Sumber penerimaan kas negara (baitulmal) diperoleh dari (1) fai (anfal, ganimah, khumus), (2) jizyah, (3) kharaj, (4) ‘usyur, (5) harta milik umum yang dilindungi negara, (6) harta haram pejabat dan pegawai negara, (7) khumus rikaz dan tambang, (8) harta orang yang tidak mempunyai ahli waris, (9) harta orang murtad, dan (10) zakat.

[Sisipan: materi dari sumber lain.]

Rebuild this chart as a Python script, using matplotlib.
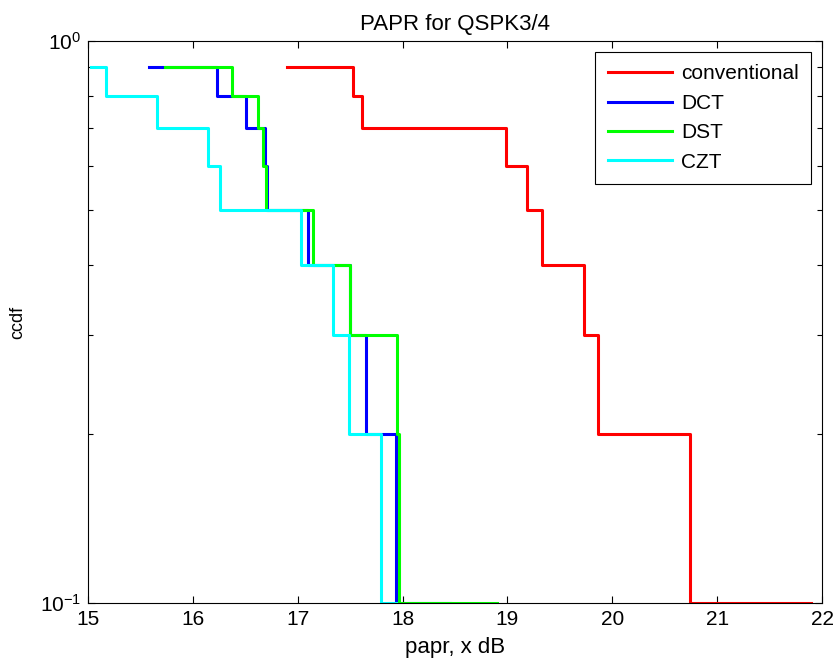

Dengan demikian, sistem ekonomi Islam tidak menjadikan pajak (dharibah) sebagai pemasukan kas negara, tidak pula dibebankan kepada seluruh warga. Hanya kaum muslim yang kaya saja yang dipungut dharibah. Pemungutannya pun bersifat temporal, hanya jika kas negara kosong dan saat itu butuh dana yang cepat. Misalnya, ketika negara butuh dana untuk menanggulangi bencana, tetapi kas negara kosong, kewajiban pun jatuh pada kaum muslim yang kaya. Dari sinilah dipungut dharibah atas mereka. Akan tetapi, setelah kas negara terisi kembali dan keperluan selesai, penarikan dharibah harus dihentikan.
Demikianlah ketika sistem ekonomi Islam diterapkan dalam negara yang menerapkan Islam secara kaffah dengan fungsi rain maka kesejahteraan dan keadilan akan segera terwujud karena sumber pemasukan kas negara begitu berlimpah.